Robert Bentons brave Filmadaption von Roths „Der Menschliche Makel” (Roland Leithäuser)

Der menschliche Makel
(The Human Stain)
USA 2003
Regie: Robert Benton
Drehbuch: Nicholas Meyer nach einem Roman von Philip Roth
Kamera: Jean Yves-Escoffier
Darsteller : Anthony Hopkins, Nicole Kidman, Ed Harris, Gary Sinise u.a.
108 Min.

Bilder: Verleih
Eulen nach Athena tragen
Robert Bentons brave Filmadaption von Roths „Der Menschliche Makel“

Es läßt sich trefflich streiten über die Qualität zeitgenössischer Literaturverfilmungen. Abseits des multimedialen Bestsellertums von „Harry Potter“ oder „Herr der Ringe“ sucht man heute zumeist vergeblich nach Adaptionen der hohen, schönen, guten Literatur, der idiosynkratischen Buchstoffe, die, auf Celluloid gebannt, interpretieren, ohne die literarische Deutungshoheit zu verletzen.
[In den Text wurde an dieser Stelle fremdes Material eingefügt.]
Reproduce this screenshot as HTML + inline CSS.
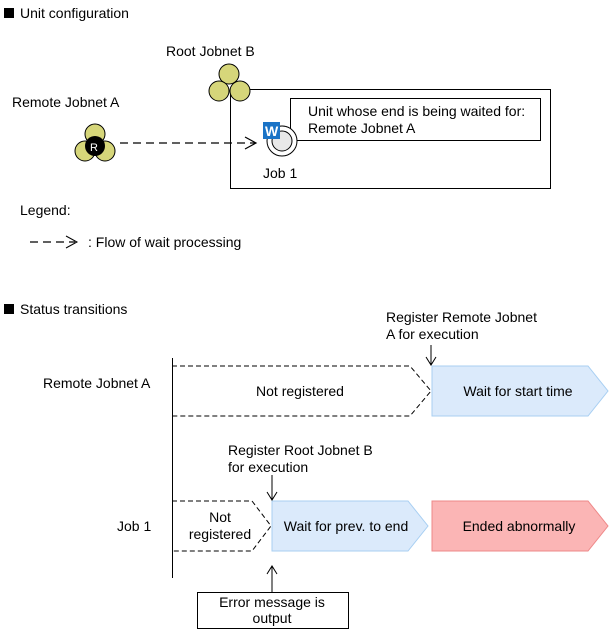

Es muß beileibe nicht „Der Dritte Mann“ sein; ein Werk von Schlöndorffschem Range stände dem internationalen Kino mitunter ganz gut zu Gesicht.

Robert Benton, für seine Arbeit „Kramer vs. Kramer“ einst mit dem Oscar ausgezeichnet und bereits durch die Verfilmung von E.L. Doctorows ?“illy Bathgate“ mit der Arbeit eines modernen nordamerikanischen Autors in Berührung gekommen, hat mit seiner Verfilmung von „Human Stain“, dem vorletzten, auch in Deutschland sehr erfolgreichen Roman von Philip Roth, eine ruhige und umsichtige Adaption abgeliefert, deren Besetzung allein spektakulär ausgefallen ist, und die im besten Sinne unaufgeregt auf den Betrachter wirkt. Im Film wie im Roman geht es um Vorverurteilung, Ausbeutung und Selbstfindung – große Themen für einen gut anderthalb Stunden langen Film, wenn der Vorlage knapp 400 Seiten gestattet sind.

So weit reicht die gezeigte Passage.